It is very difficult to do nothing. Even when people are at a loss on what to do, there is always a temptation, often yielded, to do anything but leave things as they are.
Part of this need to do something is common sense; because even when nothing is being done, something is always happening. A car for example, parked and not driven for a while, is enveloped by a coat of dust. Within the engine space, creatures find a home, cobwebs grow. The various oils, no longer circulating in the engine, settle at the bottom with debris.
The day comes when the motor is required to run again, and even if it was working well a few months before, it requires specialised attention to move. The solution to avoiding expensive mechanic’s bills seems to keep the engine running all the time. Yet there is another instinct where people complain of a fast-moving world, information overload, too much work and the desire to ‘rest’, the implication being, ‘I wish I had time to just do nothing’! So where is the balance?

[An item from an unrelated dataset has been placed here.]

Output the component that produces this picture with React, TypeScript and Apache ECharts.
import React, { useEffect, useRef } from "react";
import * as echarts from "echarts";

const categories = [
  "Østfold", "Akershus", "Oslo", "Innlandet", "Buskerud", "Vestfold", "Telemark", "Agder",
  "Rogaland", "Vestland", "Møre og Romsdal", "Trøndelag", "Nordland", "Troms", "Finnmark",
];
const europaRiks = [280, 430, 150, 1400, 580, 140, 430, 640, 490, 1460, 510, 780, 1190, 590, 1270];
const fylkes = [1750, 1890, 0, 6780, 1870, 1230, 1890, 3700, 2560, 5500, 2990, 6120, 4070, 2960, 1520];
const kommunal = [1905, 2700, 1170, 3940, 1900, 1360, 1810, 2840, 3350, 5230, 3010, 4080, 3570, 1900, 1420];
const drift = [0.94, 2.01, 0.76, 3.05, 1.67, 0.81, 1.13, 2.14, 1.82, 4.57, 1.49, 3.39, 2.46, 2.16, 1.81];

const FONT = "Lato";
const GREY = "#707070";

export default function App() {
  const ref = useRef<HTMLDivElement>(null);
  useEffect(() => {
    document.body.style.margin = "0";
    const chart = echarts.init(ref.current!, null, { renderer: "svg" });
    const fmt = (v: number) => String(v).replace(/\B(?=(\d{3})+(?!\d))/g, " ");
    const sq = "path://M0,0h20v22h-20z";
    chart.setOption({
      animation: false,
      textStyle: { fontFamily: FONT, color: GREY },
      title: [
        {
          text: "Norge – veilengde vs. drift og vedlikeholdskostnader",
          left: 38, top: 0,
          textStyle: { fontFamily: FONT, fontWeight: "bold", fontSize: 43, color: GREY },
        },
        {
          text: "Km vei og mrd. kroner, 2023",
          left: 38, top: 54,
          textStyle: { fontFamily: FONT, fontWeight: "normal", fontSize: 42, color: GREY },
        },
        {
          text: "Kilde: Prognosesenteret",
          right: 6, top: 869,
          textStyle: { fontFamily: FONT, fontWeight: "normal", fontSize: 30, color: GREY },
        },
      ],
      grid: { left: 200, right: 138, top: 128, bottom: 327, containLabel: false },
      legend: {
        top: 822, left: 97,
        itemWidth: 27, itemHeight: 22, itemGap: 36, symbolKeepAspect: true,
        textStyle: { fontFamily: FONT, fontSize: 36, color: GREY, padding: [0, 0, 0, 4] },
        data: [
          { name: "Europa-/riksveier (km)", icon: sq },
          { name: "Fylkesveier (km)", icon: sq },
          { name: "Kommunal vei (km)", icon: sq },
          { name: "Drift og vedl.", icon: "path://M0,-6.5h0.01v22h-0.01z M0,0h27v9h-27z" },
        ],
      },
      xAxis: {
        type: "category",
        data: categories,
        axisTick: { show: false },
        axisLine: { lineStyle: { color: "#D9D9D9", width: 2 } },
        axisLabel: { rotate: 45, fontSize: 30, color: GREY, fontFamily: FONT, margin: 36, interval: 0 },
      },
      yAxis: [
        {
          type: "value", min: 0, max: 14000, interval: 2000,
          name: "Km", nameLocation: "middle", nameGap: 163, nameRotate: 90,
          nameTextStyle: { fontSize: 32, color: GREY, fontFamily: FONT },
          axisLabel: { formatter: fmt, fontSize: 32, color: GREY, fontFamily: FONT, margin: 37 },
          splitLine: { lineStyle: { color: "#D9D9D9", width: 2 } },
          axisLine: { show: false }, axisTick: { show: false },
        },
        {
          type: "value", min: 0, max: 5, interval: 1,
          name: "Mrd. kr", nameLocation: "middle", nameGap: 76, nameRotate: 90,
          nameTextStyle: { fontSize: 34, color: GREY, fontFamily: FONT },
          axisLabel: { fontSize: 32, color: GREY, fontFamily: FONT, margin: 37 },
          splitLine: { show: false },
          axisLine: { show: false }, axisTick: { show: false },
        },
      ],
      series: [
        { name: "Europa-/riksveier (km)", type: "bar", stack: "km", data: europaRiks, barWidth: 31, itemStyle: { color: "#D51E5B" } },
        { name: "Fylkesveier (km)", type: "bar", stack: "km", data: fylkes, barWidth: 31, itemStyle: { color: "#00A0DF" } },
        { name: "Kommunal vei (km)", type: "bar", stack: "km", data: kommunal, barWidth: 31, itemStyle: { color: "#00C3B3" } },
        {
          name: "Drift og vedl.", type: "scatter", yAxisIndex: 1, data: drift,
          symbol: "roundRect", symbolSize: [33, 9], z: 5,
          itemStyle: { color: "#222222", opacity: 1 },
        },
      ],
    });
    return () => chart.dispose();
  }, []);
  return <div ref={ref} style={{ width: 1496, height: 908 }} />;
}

The average human being requires six to eight hours of sleep a day. For some people, sleep is an adventure, they wake up and recount dreams in full colour; others it is one black hole, head on pillow, head under shower.. What is not normal is when a person has to sleep or lie prone for more than nine hours a day. Africans living before colonisation knew this. Among the nomadic communities especially those rearing livestock, bed rest was not a viable option with the family constantly moving.

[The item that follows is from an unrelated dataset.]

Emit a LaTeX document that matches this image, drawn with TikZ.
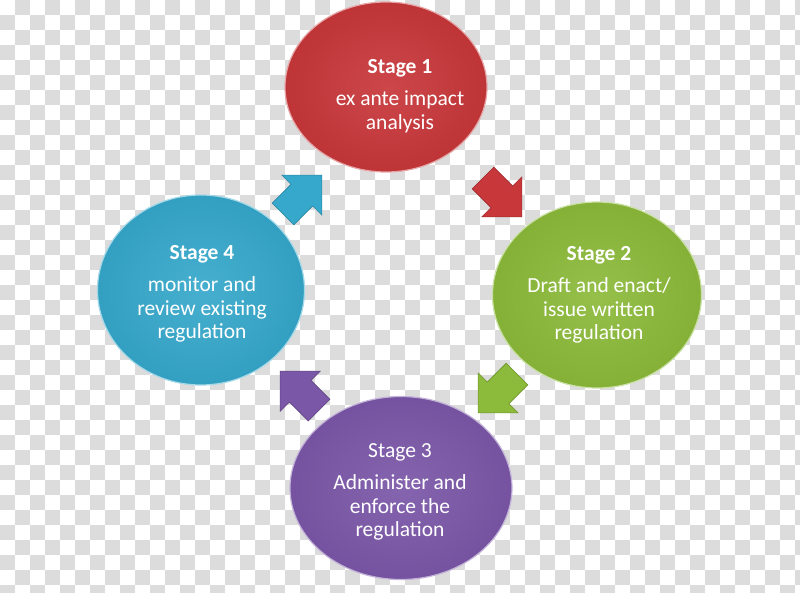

Among those who cultivated, farmers were mainly subsistence relying on family labour to make ends meet, therefore the family could not afford to lose labour for prolonged periods of time. In the western world, families were large too until about a century ago and so taking time off to rest was not an option. However as these countries became prosperous and houses became less congested, the option of bed rest as part of medical treatment emerged and was common practice until World War II.
During that war, it was noticed that injured soldiers who were mobilised quickly when fresh casualties had arrived, did better than those who stayed in beds for a long time. And so began an effort by the medical establishment to not have patients admitted to hospital for too long. Today one of the biggest fears that a surgeon has after operating, is the patient who does not get up and start walking. There are several reasons why it is important to keep moving.
The moment you lie down, physiological changes start to occur. The first is that the heart no longer has to pump blood to the height of the head and circulate fluid all the way from the big toe; everything is horizontal.
While that sounds like a good thing, it is bad for several reasons. First, the heart is a muscle, which has to be active for it to work well. The less it is used the weaker and flabbier it grows, just like the muscles in the legs and elsewhere when not used. The second problem is that sluggish fluid begins to accumulate in the abdomen and chest cavities, just like matatus block roads when waiting for passengers, this is fluid idle without work or incentive to move. Research suggests that lying down for more than 24 hours leads to about one litre of fluid moving from the legs to the chest and abdomen. This affects a person’s breathing too, so they now have shallow breath with an increasing risk of a respiratory infection. If the bed rest is prolonged a few days to weeks, then certain parts of the body get too much pressure and sores develop, especially where there is an underlying bone. Because blood is not circulating, the immune system is also not moving, so when a sore forms, bacteria have a field day. Worst of all, many people who are bedridden also develop mental depression. Healing all this then becomes a case for the doctor and the nurse.
It seems that whether we talk of a person who is alive, or a mechanical thing, doing nothing for long periods causes harm. In our context today, as more people become affluent and the number of persons living in a house reduces, there are more sofas and beds for people to ‘rest’, especially if they have had a ‘hard day’ sitting in the office. For the middle class, to stay healthy the rest we need is not to do nothing on the couch, but to change the something that we are doing, perhaps reach home and cook dinner for ourselves and wash the dishes before bed?